Balbriggan’s Harbour area will be reimagined as a leisure destination which makes the most of its scenic location adjacent to the town beach, attracting visitors, walkers and diners.
It will connect with a rejuvenated Quay Street which will feature a linear park along the bank of the river before joining up with Main Street and a quality civic and meeting space.
A Bremore Regional Amenity Park will feature walkways and world-class play facilities and will include a restoration of the Martello Tower, Boathouse and public bath area.
Within five years, a Balbriggan to Skerries Greenway will be developed, initially focused on connecting Ardgillan and Bremore Castles, but eventually extending from Gormanstown to Skerries.
“We couldn’t have dreamed of this level of response, with a huge section of the community getting involved to imagine the possibilities in a transformed Balbriggan,” said Professor MacCraith.
"We now have a strong set of priorities which will transform the town, realising its full potential.
“Balbriggan as a community has come together with the group of stakeholders, led by Fingal County Council, to engage in a collaborative and unified way to prioritise the ideas which will best address the socio economic challenges of the town.
“When asked to name the thing that people most valued about Balbriggan, the five most popular words used were beach, community, people, sea and harbour.

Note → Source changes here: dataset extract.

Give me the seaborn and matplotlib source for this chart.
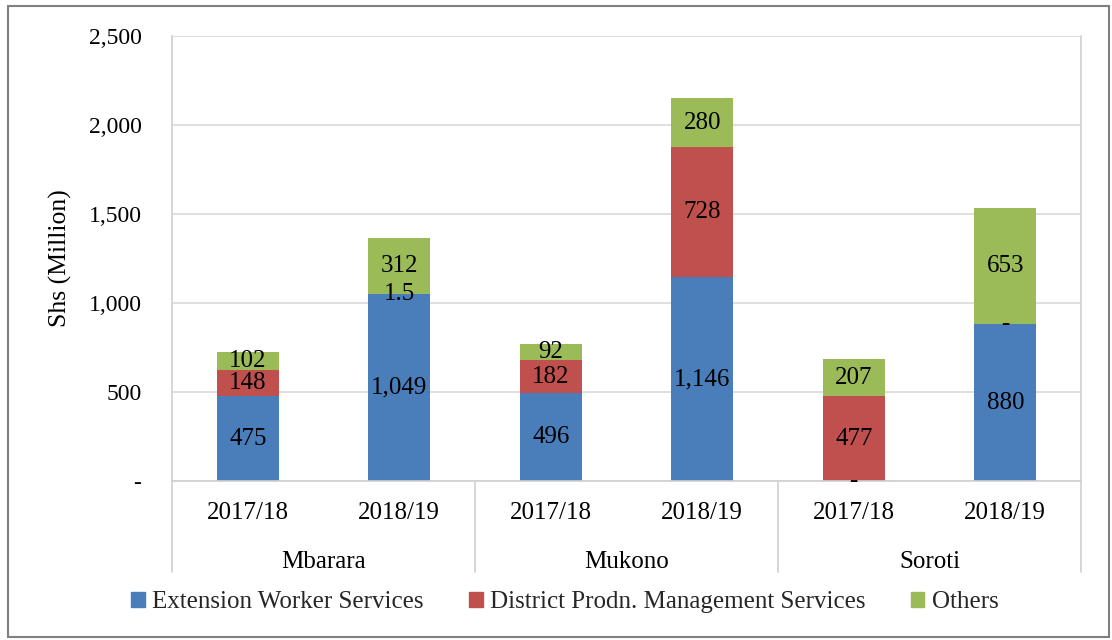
import matplotlib
matplotlib.use("Agg")
import matplotlib.pyplot as plt
import matplotlib.patches as mpatches
import matplotlib.transforms as mtransforms
import seaborn as sns
import pandas as pd
import numpy as np

districts = ["Mbarara", "Mukono", "Soroti"]
years = ["2017/18", "2018/19"]
extension = [475, 1049, 496, 1146, 0, 880]
district_prodn = [148, 1.5, 182, 728, 477, 0]
others = [102, 312, 92, 280, 207, 653]
series_names = ["Extension Worker Services", "District Prodn. Management Services", "Others"]
colors = ["#4A7EBB", "#C0504D", "#9BBB59"]
yticks = [0, 500, 1000, 1500, 2000, 2500]
ytick_labels = ["-", "500", "1,000", "1,500", "2,000", "2,500"]

sns.set_theme(style="white")
plt.rcParams["font.family"] = ["Liberation Serif", "DejaVu Serif"]

cats = [f"{d}\n{y}" for d in districts for y in years]
df = pd.DataFrame({"cat": cats, "ext": extension, "dpm": district_prodn, "oth": others})

fig = plt.figure(figsize=(11.12, 6.4), dpi=100)
ax = fig.add_axes([172/1112, 1-481/640, (1081-172)/1112, (481-36)/640])

bottom1 = np.array(extension, dtype=float)
bottom2 = bottom1 + np.array(district_prodn, dtype=float)
layers = [("ext", None), ("dpm", bottom1), ("oth", bottom2)]
for (col, bot), c, name in zip(layers, colors, series_names):
    kw = {} if bot is None else {"bottom": bot}
    sns.barplot(data=df, x="cat", y=col, order=cats, color=c, saturation=1,
                width=0.41, ax=ax, label=name, linewidth=0, **kw)

def fmt(v):
    if v == 0:
        return "-"
    if float(v).is_integer():
        return f"{int(v):,}"
    return f"{v:g}"

for cont, vals in zip(ax.containers, [extension, district_prodn, others]):
    ax.bar_label(cont, labels=[fmt(v) for v in vals], label_type="center",
                 fontsize=18, color="black")

ax.set_ylim(0, 2500)
ax.set_xlim(-0.5, 5.5)
ax.set_yticks(yticks)
ax.set_yticklabels(ytick_labels)
ax.set_xticks(range(6))
ax.set_xticklabels(years * 3)
ax.tick_params(axis="both", length=0, colors="black")
ax.tick_params(axis="y", pad=22, labelsize=17)
ax.tick_params(axis="x", pad=15, labelsize=18)
ax.set_xlabel("")
ax.set_ylabel("Shs (Million)", fontsize=18.5, color="black")
ax.yaxis.set_label_coords(-0.110, 0.5)
ax.grid(axis="y", color="#D9D9D9", linewidth=1.2)
ax.set_axisbelow(True)
ax.spines["top"].set_visible(False)
for s in ["left", "right", "bottom"]:
    ax.spines[s].set_color("#D0D0D0")
    ax.spines[s].set_linewidth(1.2)
if ax.get_legend():
    ax.get_legend().remove()

trans = mtransforms.blended_transform_factory(ax.transAxes, ax.transAxes)
for xs in [0, 1/3, 2/3, 1]:
    ax.plot([xs, xs], [0, -0.205], transform=trans, color="#D0D0D0",
            linewidth=1.2, clip_on=False)
for i, d in enumerate(districts):
    ax.text((2*i+1)/6, -0.182, d, transform=trans, ha="center", va="center",
            fontsize=18, color="black")

handles = [mpatches.Patch(color=c, label=n) for c, n in zip(colors, series_names)]
fig.legend(handles=handles, loc="center", bbox_to_anchor=(0.508, 0.0594), ncol=3,
           frameon=False, fontsize=18, handlelength=0.55, handleheight=0.55,
           handletextpad=0.3, columnspacing=1.8)

fig.patches.append(mpatches.Rectangle((8/1112, 1-637/640), (1109-8)/1112, (637-6)/640,
                                      transform=fig.transFigure, fill=False,
                                      edgecolor="#7F7F7F", linewidth=1.5))

fig.savefig("out.png", dpi=100, facecolor="white")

“By connecting all of these, and creating a properly functioning town centre, we can build a bright future in a town with fabulous assets and a diverse and rapidly-growing talent base.”
70% of locals chose the development of leisure experiences around the harbour, river, coastline, and local castles as the highest priority in developing the town economically.
In order to create a strong and inclusive community in Balbriggan, social spaces for young people to congregate, increased safety and policing, festivals and events to promote integration, and more sports facilities were seen as the four most important factors.
“There is absolutely no doubt in my mind that in the not too distant future, Balbriggan will become more widely known again as a fantastic place to live, work and do business,” said Paul Reid, Chief Executive, Fingal County Council.
“The resources, both human and financial have been allocated, and the last remaining piece required is the implementation of the Our Balbriggan plan.”
The Balbriggan Rejuvenation Plan will be launched at Bracken Court Hotel Balbriggan on Thursday May 9 at 7pm.
About the survey:
A total of 4,001 people took part in the consultation survey – 35% of the respondents were aged between 35-44, 14% were under 24 and 13% were over 55.
87% of respondents live in Balbriggan, with 22% of them working in the town.
34% have been living in the town for over 21 years, 31% between 11 and 20 years and 21% for 10 years or less.
Balbriggan’s population of 24,611 has grown by 194% since 1991, compared to the national average of 35% and Fingal’s growth of 94%.
At 30.8 years, Balbriggan is the youngest town in Ireland (average age nationally is 37, 34 in Fingal). Its population has grown by 194% since 1991 (national average 34%, Fingal average 94%).
It is one of the most culturally diverse towns in the country – 28% of the population was born outside Ireland (national average 13%).